Student Body President Matt Calabria has decided to allow students serving in the executive branch of student government to engage in campaign activity without resigning their posts.

But it's not a good idea to let prominent executive branch officials, such as officers and Cabinet members, participate in campus campaigns during the spring. It could create major conflicts of interest.

Calabria should be following the lead of his immediate predecessors, who held that executive branch members need to give up their posts before joining the political fracas associated with the general student body elections.

There is a major consideration here. Forcing executive branch officials to quit if they want to take on campaign activity would take talent away from Calabria's administration - talent it would take considerable time and effort to replace.

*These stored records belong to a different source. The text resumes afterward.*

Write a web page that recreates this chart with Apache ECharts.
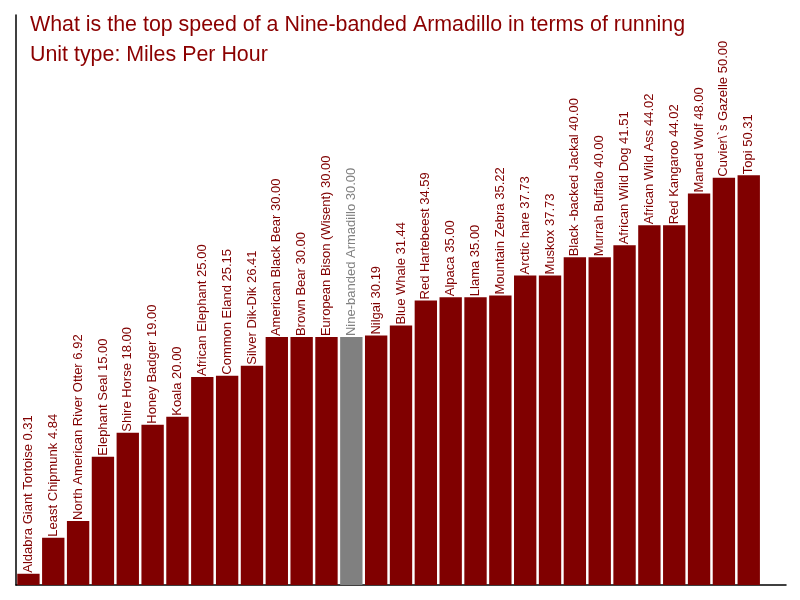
<!DOCTYPE html>
<html>
<head>
<meta charset="utf-8">
<script src="https://cdn.jsdelivr.net/npm/echarts@6/dist/echarts.min.js"></script>
<style>
  html, body { margin: 0; padding: 0; background: #fff; }
  #chart { width: 800px; height: 600px; }
</style>
</head>
<body>
<div id="chart"></div>
<script>
// animals, in the order they are drawn
var animals = [
    'Aldabra Giant Tortoise', 'Least Chipmunk', 'North American River Otter', 'Elephant Seal',
    'Shire Horse', 'Honey Badger', 'Koala', 'African Elephant', 'Common Eland', 'Silver Dik-Dik',
    'American Black Bear', 'Brown Bear', 'European Bison (Wisent)', 'Nine-banded Armadillo',
    'Nilgai', 'Blue Whale', 'Red Hartebeest', 'Alpaca', 'Llama', 'Mountain Zebra', 'Arctic hare',
    'Muskox', 'Black -backed Jackal', 'Murrah Buffalo', 'African Wild Dog', 'African Wild Ass',
    'Red Kangaroo', 'Maned Wolf', 'Cuvier\\`s Gazelle', 'Topi'
];
// top speed, miles per hour
var speeds = [
    0.31, 4.84, 6.92, 15.00, 18.00, 19.00, 20.00, 25.00, 25.15, 26.41,
    30.00, 30.00, 30.00, 30.00, 30.19, 31.44, 34.59, 35.00, 35.00, 35.22,
    37.73, 37.73, 40.00, 40.00, 41.51, 44.02, 44.02, 48.00, 50.00, 50.31
];
var highlighted = 'Nine-banded Armadillo';

var barColor = '#800000';
var highlightColor = '#808080';

var barData = [];
for (var i = 0; i < animals.length; i++) {
    var isHighlight = animals[i] == highlighted;
    barData.push({
        value: speeds[i],
        itemStyle: { color: isHighlight ? highlightColor : barColor },
        label: { color: isHighlight ? highlightColor : barColor }
    });
}

var chart = echarts.init(document.getElementById('chart'));
chart.setOption({
    animation: false,
    title: {
        text: 'What is the top speed of a Nine-banded Armadillo in terms of running\nUnit type: Miles Per Hour',
        left: 25,
        top: 5,
        textStyle: {
            fontFamily: 'Liberation Sans, Arial, sans-serif',
            fontSize: 21.4,
            fontWeight: 'normal',
            lineHeight: 30,
            color: '#8B0000'
        }
    },
    grid: { left: 16, right: 14, top: 15, bottom: 15 },
    xAxis: {
        type: 'category',
        // one empty slot on the right, the axis runs past the last bar
        data: animals.concat(['']),
        axisLine: { onZero: false, lineStyle: { color: '#000', width: 1.5 } },
        axisTick: { show: false },
        axisLabel: { show: false }
    },
    yAxis: {
        type: 'value',
        min: -1.1,
        max: 70.4,
        startValue: -1.1,
        axisLine: { show: true, lineStyle: { color: '#000', width: 1.5 } },
        axisTick: { show: false },
        axisLabel: { show: false },
        splitLine: { show: false }
    },
    series: [{
        type: 'bar',
        data: barData,
        barCategoryGap: '10%',
        label: {
            show: true,
            position: 'top',
            distance: 1,
            rotate: 90,
            align: 'left',
            verticalAlign: 'middle',
            fontFamily: 'Liberation Sans, Arial, sans-serif',
            fontSize: 13,
            formatter: function(p) {
                return p.name + ' ' + p.value.toFixed(2);
            }
        }
    }]
});
</script>
</body>
</html>
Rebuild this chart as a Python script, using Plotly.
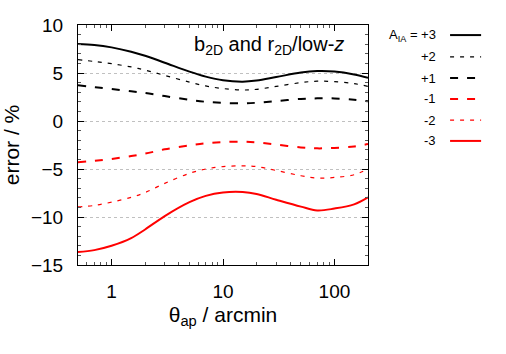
import plotly.graph_objects as go

# aperture scale in arcmin
theta = [0.5, 0.7, 1, 1.5, 2, 3, 5, 7, 10, 15, 20, 30, 50, 70, 100, 150, 200]

# relative error (%) for each intrinsic alignment amplitude
err_p3 = [8.03, 7.92, 7.67, 7.22, 6.8, 6.07, 5.14, 4.62, 4.24, 4.1, 4.22, 4.58, 5.05, 5.2, 5.15, 4.85, 4.5]
err_p2 = [6.4, 6.2, 5.97, 5.63, 5.3, 4.75, 4.05, 3.65, 3.38, 3.23, 3.3, 3.6, 4.0, 4.15, 4.1, 3.9, 3.6]
err_p1 = [3.72, 3.53, 3.33, 3.1, 2.92, 2.6, 2.2, 2.0, 1.88, 1.84, 1.9, 2.08, 2.3, 2.36, 2.35, 2.22, 2.05]
err_m1 = [-4.3, -4.15, -3.95, -3.65, -3.4, -2.95, -2.55, -2.32, -2.2, -2.15, -2.22, -2.45, -2.75, -2.85, -2.8, -2.65, -2.4]
err_m2 = [-8.95, -8.8, -8.45, -7.95, -7.45, -6.5, -5.45, -5.0, -4.75, -4.67, -4.75, -5.15, -5.7, -5.95, -5.88, -5.6, -5.0]
err_m3 = [-13.65, -13.45, -13.0, -12.2, -11.3, -9.9, -8.45, -7.8, -7.45, -7.4, -7.6, -8.2, -8.92, -9.32, -9.12, -8.68, -7.95]

labels = ["A<sub>IA</sub> = +3", "+2", "+1", "-1", "-2", "-3"]

series = [err_p3, err_p2, err_p1, err_m1, err_m2, err_m3]
styles = [
    ("black", 2, "solid"),
    ("black", 1.2, "4px,6px"),
    ("black", 2, "8px,9px"),
    ("#ff0000", 2, "8px,9px"),
    ("#ff0000", 1.2, "4px,6px"),
    ("#ff0000", 2, "solid"),
]

FONT = "Liberation Sans, Arial, sans-serif"

fig = go.Figure()

for ys, (col, w, dash) in zip(series, styles):
    fig.add_trace(go.Scatter(
        x=theta, y=ys, mode="lines",
        line=dict(color=col, width=w, dash=dash, shape="spline", smoothing=1.0),
        showlegend=False, hoverinfo="skip",
    ))

# hand-made legend to the right of the plot (gnuplot style: text then sample)
row_y = [0.958, 0.867, 0.779, 0.692, 0.604, 0.517]
for lab, ry, (col, w, dash) in zip(labels, row_y, styles):
    fig.add_annotation(
        xref="paper", yref="paper", x=1.241, y=ry,
        text=lab, showarrow=False, xanchor="right", yanchor="middle",
        font=dict(family=FONT, size=13, color="black"),
    )
    fig.add_shape(
        type="line", xref="paper", yref="paper",
        x0=1.283, x1=1.39, y0=ry, y1=ry,
        line=dict(color=col, width=w, dash=dash),
    )

fig.add_annotation(
    xref="paper", yref="paper", x=0.925, y=0.915,
    text="b<sub>2D</sub> and r<sub>2D</sub>/low-<i>z</i>",
    showarrow=False, xanchor="right", yanchor="middle",
    font=dict(family=FONT, size=20, color="black"),
)

fig.update_xaxes(
    type="log", range=[-0.30103, 2.30103], automargin=False,
    tickvals=[1, 10, 100], ticktext=["1", "10", "100"],
    ticks="inside", ticklen=6, tickcolor="black",
    minor=dict(ticks="inside", ticklen=3, tickcolor="#555",
               tickvals=[0.6, 0.7, 0.8, 0.9, 2, 3, 4, 5, 6, 7, 8, 9,
                         20, 30, 40, 50, 60, 70, 80, 90, 200]),
    showline=True, linecolor="black", linewidth=1, mirror="allticks",
    showgrid=False, zeroline=False,
    tickfont=dict(family=FONT, size=19, color="black"),
    ticklabelstandoff=9,
    title=dict(text="θ<sub>ap</sub> / arcmin", standoff=6,
               font=dict(family=FONT, size=21, color="black")),
)

fig.update_yaxes(
    range=[-15, 10], dtick=5, automargin=False,
    ticks="inside", ticklen=6, tickcolor="black",
    minor=dict(ticks="inside", ticklen=3, dtick=1, tickcolor="#555"),
    showline=True, linecolor="black", linewidth=1, mirror="allticks",
    showgrid=True, gridcolor="#c0c0c0", griddash="dot", gridwidth=1,
    zeroline=False,
    tickfont=dict(family=FONT, size=19, color="black"),
    ticklabelstandoff=10,
    title=dict(text="error / %", standoff=10,
               font=dict(family=FONT, size=21, color="black")),
)

fig.update_layout(
    width=506, height=354,
    margin=dict(l=78, r=138, t=25, b=89),
    plot_bgcolor="white", paper_bgcolor="white",
)

# drop the browser's default body margin so the figure sits at (0, 0)
fig.write_html("out.html", config={"displayModeBar": False},
               post_script="document.body.style.margin='0';")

But this consideration isn't as weighty as the conflicts that easily could come into play this year.

It would make for a sticky situation if prominent executive branch members join particular campaigns, especially if they assume highly visible roles in the election process.

What's to stop students from interpreting links between executive branch officials and specific candidates as some kind of endorsement?

And what method exists to ensure that these executives won't allow their campaign work to overlap with their official duties?

If officials let the line between the two obligations become blurred, it could lead to student government resources being used to support specific political candidates on campus. Obviously, that would be a serious misuse of those resources.

Granted, it's a tough call to make either way. Executive branch officers and Cabinet members are some of the most active and ambitious students on campus. Calabria himself was chairman of the Academic Affairs Committee and co-chairman of the Information Technology Committee of student government.

But a certain degree of separation must exist between the politics of the executive branch and the politics of student officer hopefuls.